Material:
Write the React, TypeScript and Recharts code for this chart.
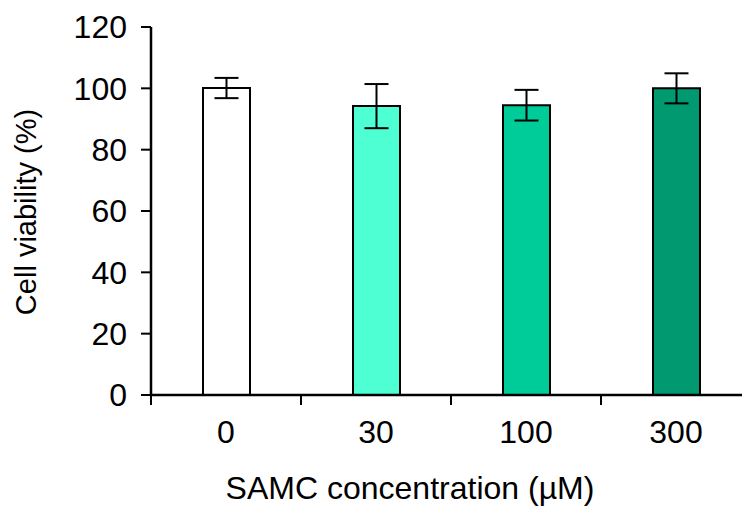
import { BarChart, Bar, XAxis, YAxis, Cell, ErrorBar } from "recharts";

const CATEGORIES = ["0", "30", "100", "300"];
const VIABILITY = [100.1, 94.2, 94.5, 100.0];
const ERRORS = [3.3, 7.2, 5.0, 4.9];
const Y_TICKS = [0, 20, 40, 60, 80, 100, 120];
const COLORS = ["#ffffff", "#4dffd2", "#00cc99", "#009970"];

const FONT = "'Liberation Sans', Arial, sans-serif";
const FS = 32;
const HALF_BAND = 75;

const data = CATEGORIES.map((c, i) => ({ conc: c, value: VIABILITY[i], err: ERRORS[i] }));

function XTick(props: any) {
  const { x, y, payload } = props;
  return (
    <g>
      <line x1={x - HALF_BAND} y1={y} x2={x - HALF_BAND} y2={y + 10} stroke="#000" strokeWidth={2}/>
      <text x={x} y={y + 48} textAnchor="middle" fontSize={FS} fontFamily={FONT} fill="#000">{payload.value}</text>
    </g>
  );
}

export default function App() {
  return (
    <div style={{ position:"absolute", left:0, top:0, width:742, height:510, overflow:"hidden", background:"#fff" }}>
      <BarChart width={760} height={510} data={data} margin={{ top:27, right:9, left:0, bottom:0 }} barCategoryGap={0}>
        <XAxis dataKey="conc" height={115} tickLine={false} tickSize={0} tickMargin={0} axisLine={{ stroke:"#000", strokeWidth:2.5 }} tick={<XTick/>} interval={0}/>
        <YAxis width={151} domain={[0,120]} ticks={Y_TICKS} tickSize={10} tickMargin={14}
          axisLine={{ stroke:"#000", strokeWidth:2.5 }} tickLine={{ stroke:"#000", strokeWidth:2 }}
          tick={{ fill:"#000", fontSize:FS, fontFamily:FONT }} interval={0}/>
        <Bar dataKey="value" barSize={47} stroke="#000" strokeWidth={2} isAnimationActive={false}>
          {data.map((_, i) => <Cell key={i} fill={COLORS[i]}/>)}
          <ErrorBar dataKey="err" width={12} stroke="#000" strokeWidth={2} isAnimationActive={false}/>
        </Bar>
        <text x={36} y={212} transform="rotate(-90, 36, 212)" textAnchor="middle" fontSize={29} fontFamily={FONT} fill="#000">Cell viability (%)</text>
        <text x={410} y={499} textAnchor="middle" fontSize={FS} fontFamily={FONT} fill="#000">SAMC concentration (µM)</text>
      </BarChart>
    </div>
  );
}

Goal:
Without the pictures, repeat the listing above exactly.

Response to this task:
Write the React, TypeScript and Recharts code for this chart.
import { BarChart, Bar, XAxis, YAxis, Cell, ErrorBar } from "recharts";

const CATEGORIES = ["0", "30", "100", "300"];
const VIABILITY = [100.1, 94.2, 94.5, 100.0];
const ERRORS = [3.3, 7.2, 5.0, 4.9];
const Y_TICKS = [0, 20, 40, 60, 80, 100, 120];
const COLORS = ["#ffffff", "#4dffd2", "#00cc99", "#009970"];

const FONT = "'Liberation Sans', Arial, sans-serif";
const FS = 32;
const HALF_BAND = 75;

const data = CATEGORIES.map((c, i) => ({ conc: c, value: VIABILITY[i], err: ERRORS[i] }));

function XTick(props: any) {
  const { x, y, payload } = props;
  return (
    <g>
      <line x1={x - HALF_BAND} y1={y} x2={x - HALF_BAND} y2={y + 10} stroke="#000" strokeWidth={2}/>
      <text x={x} y={y + 48} textAnchor="middle" fontSize={FS} fontFamily={FONT} fill="#000">{payload.value}</text>
    </g>
  );
}

export default function App() {
  return (
    <div style={{ position:"absolute", left:0, top:0, width:742, height:510, overflow:"hidden", background:"#fff" }}>
      <BarChart width={760} height={510} data={data} margin={{ top:27, right:9, left:0, bottom:0 }} barCategoryGap={0}>
        <XAxis dataKey="conc" height={115} tickLine={false} tickSize={0} tickMargin={0} axisLine={{ stroke:"#000", strokeWidth:2.5 }} tick={<XTick/>} interval={0}/>
        <YAxis width={151} domain={[0,120]} ticks={Y_TICKS} tickSize={10} tickMargin={14}
          axisLine={{ stroke:"#000", strokeWidth:2.5 }} tickLine={{ stroke:"#000", strokeWidth:2 }}
          tick={{ fill:"#000", fontSize:FS, fontFamily:FONT }} interval={0}/>
        <Bar dataKey="value" barSize={47} stroke="#000" strokeWidth={2} isAnimationActive={false}>
          {data.map((_, i) => <Cell key={i} fill={COLORS[i]}/>)}
          <ErrorBar dataKey="err" width={12} stroke="#000" strokeWidth={2} isAnimationActive={false}/>
        </Bar>
        <text x={36} y={212} transform="rotate(-90, 36, 212)" textAnchor="middle" fontSize={29} fontFamily={FONT} fill="#000">Cell viability (%)</text>
        <text x={410} y={499} textAnchor="middle" fontSize={FS} fontFamily={FONT} fill="#000">SAMC concentration (µM)</text>
      </BarChart>
    </div>
  );
}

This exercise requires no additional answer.